Sven: A poignant portrait of a life well lived
Review Overview
Access
8Insight
8Editing
8Ivan Radford | On 28, Aug 2024
Director: Claudia Corbisiero
Cast: Sven-Göran Eriksson, David Beckham, Wayne Rooney
Certificate: 15
“I had a good life. Maybe too good. You have to pay the price.” Those are the words of the late Sven-Göran Eriksson, whose life is poignantly captured by an Amazon Prime Video documentary that arrived on our screens just 3 days before he passed away. It’s a thoughtful, warm portrait of one of the highest-profile figures in modern football.
Eriksson famously became the England manager in 2001, but the film starts away from these shores and in his home of Värmland, Sweden. It’s a tranquil place against a backdrop of stunning nature, and we find him in a reflective mood several months before he receives a terminal cancer diagnosis – but after he had five consecutive strokes that left the doctors talking to him in tears. The result is a meditative look back at a life and career that often seemed absurdly unlikely. We hear of how he unexpectedly ended up managing Gothenburg, before he ended up heading up multiple teams in Italy. His success there is what led him to become the first foreign man hired as the England boss.
His arrival at the start of the new millennium was met with all the tabloid scrutiny of the era, and we witness just how intense and unfair the media’s focus on him was in his first press conference alone. That focus intensified further when they found out about his behaviour off the pitch – first, his relationship with Italian-American lawyer Nancy Dell’Olio, then his affair with presenter Ulrika Jonsson and with FA worker Faria Alam.
In hindsight, of course, it’s clearer than ever that the personal life of the then unmarried man had little to do with his job – but a faux-moral outrage was whipped up by the tabloids regardless. It’s when we hear from the players under his watch – including a candid Wayne Rooney and an affectionate David Beckham, both of them highly complimentary – that we gather the impact of that media storm upon the team as well as the man himself.

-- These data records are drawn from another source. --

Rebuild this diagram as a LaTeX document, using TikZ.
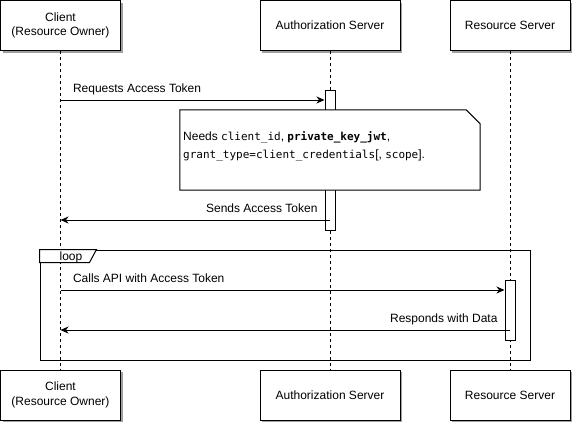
\documentclass[tikz,border=0pt]{standalone}
\usepackage{fontspec}
\setmainfont{Liberation Sans}
\newfontfamily\notemono{DejaVu Sans Mono}
\usepackage{xcolor}
\usepackage{tikz}
\usetikzlibrary{arrows.meta, positioning, calc, shadows}
\definecolor{mydark}{RGB}{0,0,0}
\definecolor{myshadow}{RGB}{160,160,160}
\newcommand{\notecode}[1]{{\notemono\fontsize{11}{14}\selectfont #1}}
\tikzset{
  actor/.style={rectangle, draw=mydark, fill=white,
    minimum width=#1, minimum height=50pt, align=center,
    font=\fontsize{12}{14.5}\selectfont, line width=1pt,
    drop shadow={shadow xshift=2pt, shadow yshift=-2pt, fill=myshadow, opacity=1}},
  actor/.default=120pt,
  lifeline/.style={dashed, dash pattern=on 3pt off 3pt, line width=1pt, color=mydark},
  bar/.style={rectangle, draw=mydark, fill=white, minimum width=10pt,
    inner sep=0pt, line width=1pt},
  msg/.style={-{Stealth[length=8pt, width=7pt, inset=2.5pt]}, line width=1pt, color=mydark},
  lbl/.style={inner sep=0pt, font=\fontsize{12}{14}\selectfont}
}

\begin{document}
\begin{tikzpicture}[x=1pt, y=-1pt,
  notebox/.style={rectangle, inner sep=0pt, minimum width=300pt, minimum height=80pt},
  notetxt/.style={inner sep=0pt, align=left, font=\fontsize{12}{18}\selectfont},
  frame/.style={rectangle, draw=mydark, line width=1pt, inner sep=0pt,
    minimum width=490pt, minimum height=110pt}]

  \useasboundingbox (0,0) rectangle (573,424);

  % Actor Nodes
  \node[actor] (clienttop) at (60.5,25.5) {Client\\(Resource Owner)};
  \node[actor=140pt] (authtop) at (330,25.5) {Authorization Server};
  \node[actor] (restop) at (510,25.5) {Resource Server};

  \node[actor] (clientbot) at (60.5,395) {Client\\(Resource Owner)};
  \node[actor=140pt] (authbot) at (330,395) {Authorization Server};
  \node[actor] (resbot) at (510,395) {Resource Server};

  % Lifelines
  \draw[lifeline] (clienttop) -- (clientbot);
  \draw[lifeline] (authtop) -- (authbot);
  \draw[lifeline] (restop) -- (resbot);

  % Activation Bars
  \node[bar, minimum height=140pt] (authbar) at (330,160) {};
  \node[bar, minimum height=60pt] (resbar) at (510,310) {};

  % Token Request
  \coordinate (req1) at (clienttop |- 0,100);
  \draw[msg] (req1) -- (authbar.west |- req1)
    node[lbl, pos=0, anchor=base west, xshift=12pt, yshift=8pt] {Requests Access Token};

  % Note
  \node[notebox] (note) at (330,150) {};
  \draw[line width=1pt, color=mydark, fill=white] (note.north west)
    -- ([xshift=-14pt]note.north east) -- ([yshift=-14pt]note.north east)
    -- (note.south east) -- (note.south west) -- cycle;
  \node[notetxt, anchor=west] (notetext) at (183,146)
    {Needs \notecode{client\_id}, \notecode{\bfseries private\_key\_jwt},\\
     \notecode{grant\_type=client\_credentials}[, \notecode{scope}].};

  % Token Response
  \coordinate (rep1) at (authtop |- 0,220);
  \draw[msg] (rep1) -- (clienttop |- rep1)
    node[lbl, pos=0, anchor=base east, xshift=-12pt, yshift=8pt] {Sends Access Token};

  % Loop Frame
  \node[frame] (loop) at (285,305) {};
  \draw[line width=1pt, color=mydark, fill=white] (loop.north west)
    -- ([yshift=-13pt]loop.north west)
    -- ([xshift=50pt, yshift=-13pt]loop.north west)
    -- ([xshift=57pt]loop.north west) -- cycle;
  \node[lbl, anchor=base] (looplbl) at (71,260) {loop};

  % API Calls
  \coordinate (req2) at (clienttop |- 0,290);
  \draw[msg] (req2) -- (resbar.west |- req2)
    node[lbl, pos=0, anchor=base west, xshift=12pt, yshift=8pt] {Calls API with Access Token};

  \coordinate (rep2) at (restop |- 0,330);
  \draw[msg] (rep2) -- (clienttop |- rep2)
    node[lbl, pos=0, anchor=base east, xshift=-12pt, yshift=8pt] {Responds with Data};

\end{tikzpicture}
\end{document}
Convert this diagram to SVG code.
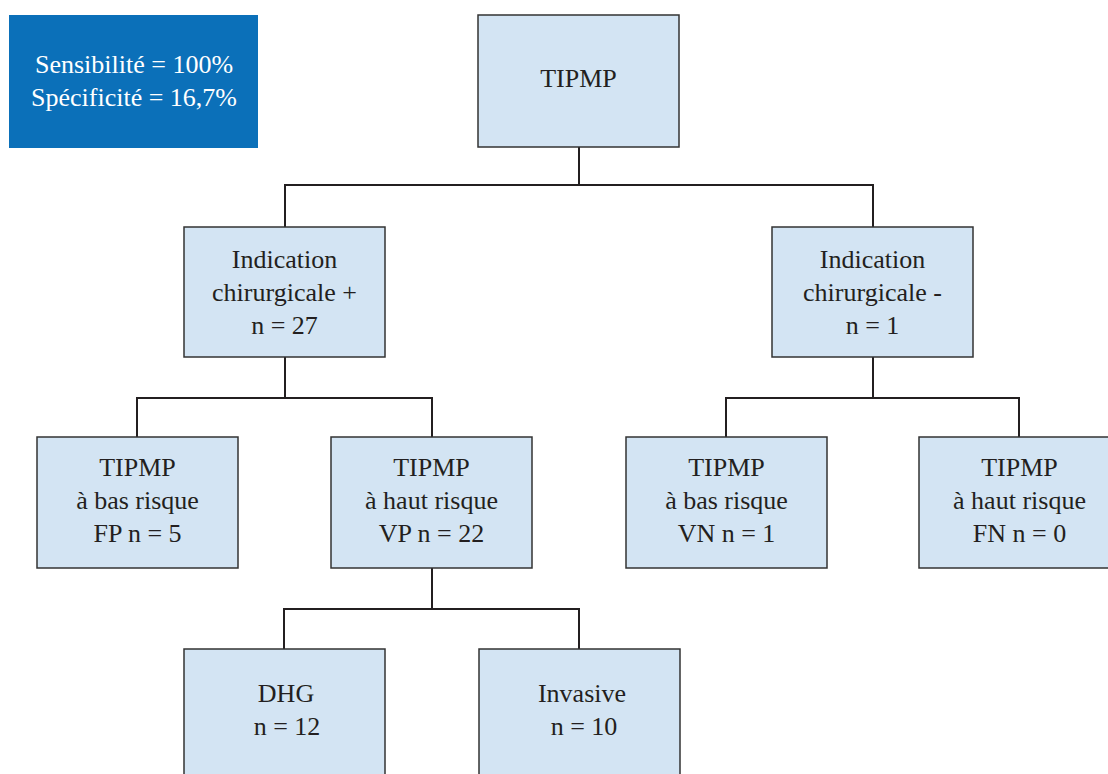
<svg xmlns="http://www.w3.org/2000/svg" width="1108" height="774" viewBox="0 0 1108 774">
<style>
.box{fill:#d3e4f3;stroke:#333;stroke-width:1.5}
text{font-family:'Liberation Serif','Times New Roman',serif;font-size:26px;text-anchor:middle}
.t{fill:#231f20}
.w{fill:#ffffff}
.c{fill:none;stroke:#231f20;stroke-width:2}
</style>
<rect width="1108" height="774" fill="#ffffff"/>
<g id="stats">
<rect x="9" y="15" width="249" height="133" fill="#0b70b9"/>
<text class="w" x="134" y="73">Sensibilité = 100%</text>
<text class="w" x="134" y="106">Spécificité = 16,7%</text>
</g>
<g id="connectors">
<path class="c" d="M579 147V185M285 227V185H873V227"/>
<path class="c" d="M285 357V398M137 437V398H432V437"/>
<path class="c" d="M873 357V398M726 437V398H1019V437"/>
<path class="c" d="M432 568V609M284 649V609H579V649"/>
</g>
<g id="n-tipmp">
<rect class="box" x="478" y="15" width="201" height="132"/>
<text class="t" x="578.5" y="87">TIPMP</text>
</g>
<g id="n-indic-pos">
<rect class="box" x="184" y="227" width="201" height="130"/>
<text class="t" x="284.5" y="268">Indication</text>
<text class="t" x="284.5" y="301">chirurgicale +</text>
<text class="t" x="284.5" y="334">n = 27</text>
</g>
<g id="n-indic-neg">
<rect class="box" x="772" y="227" width="201" height="130"/>
<text class="t" x="872.5" y="268">Indication</text>
<text class="t" x="872.5" y="301">chirurgicale -</text>
<text class="t" x="872.5" y="334">n = 1</text>
</g>
<g id="n-fp">
<rect class="box" x="37" y="437" width="201" height="131"/>
<text class="t" x="137.5" y="476">TIPMP</text>
<text class="t" x="137.5" y="509">à bas risque</text>
<text class="t" x="137.5" y="542">FP n = 5</text>
</g>
<g id="n-vp">
<rect class="box" x="331" y="437" width="201" height="131"/>
<text class="t" x="431.5" y="476">TIPMP</text>
<text class="t" x="431.5" y="509">à haut risque</text>
<text class="t" x="431.5" y="542">VP n = 22</text>
</g>
<g id="n-vn">
<rect class="box" x="626" y="437" width="201" height="131"/>
<text class="t" x="726.5" y="476">TIPMP</text>
<text class="t" x="726.5" y="509">à bas risque</text>
<text class="t" x="726.5" y="542">VN n = 1</text>
</g>
<g id="n-fn">
<rect class="box" x="919" y="437" width="201" height="131"/>
<text class="t" x="1019.5" y="476">TIPMP</text>
<text class="t" x="1019.5" y="509">à haut risque</text>
<text class="t" x="1019.5" y="542">FN n = 0</text>
</g>
<g id="n-dhg">
<rect class="box" x="184" y="649" width="201" height="135"/>
<text class="t" x="286" y="702">DHG</text>
<text class="t" x="287" y="735">n = 12</text>
</g>
<g id="n-invasive">
<rect class="box" x="479" y="649" width="201" height="135"/>
<text class="t" x="582" y="702">Invasive</text>
<text class="t" x="584" y="735">n = 10</text>
</g>
</svg>
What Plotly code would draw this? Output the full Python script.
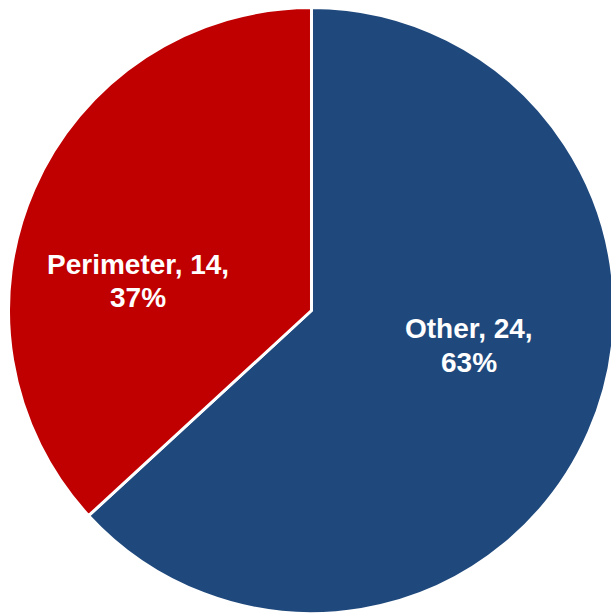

Sven, for his part, brushes off that scandal even years later, confidently asserting that sex is a good thing in life and that it’s not anybody’s business what he did with whom. Eriksson is charmingly self-aware of his stubborn streak, but he also carries an integrity that feels rare in today’s world. He admits that his obsession with football led to him not spending enough time with his kids when they were younger, while still acknowledging he knows no other way to prioritise his life – and it’s telling that he and his children have reconnected properly as adults. That sets the tone for a documentary that celebrates the sporting achievements of Eriksson’s work and recalls the “Fake Sheikh” scandal and a terrible financial misjudgement at Notts County – it’s a frank and open account of a life with lots of ups and downs. That range of experiences and emotions, assembled using archive footage with understated slickness, makes for a fascinating watch, and adds up to a world view that Sven quietly shares with the camera. Don’t be sorry, he tells us, but smile and live your life. There’s little doubt that he did just that.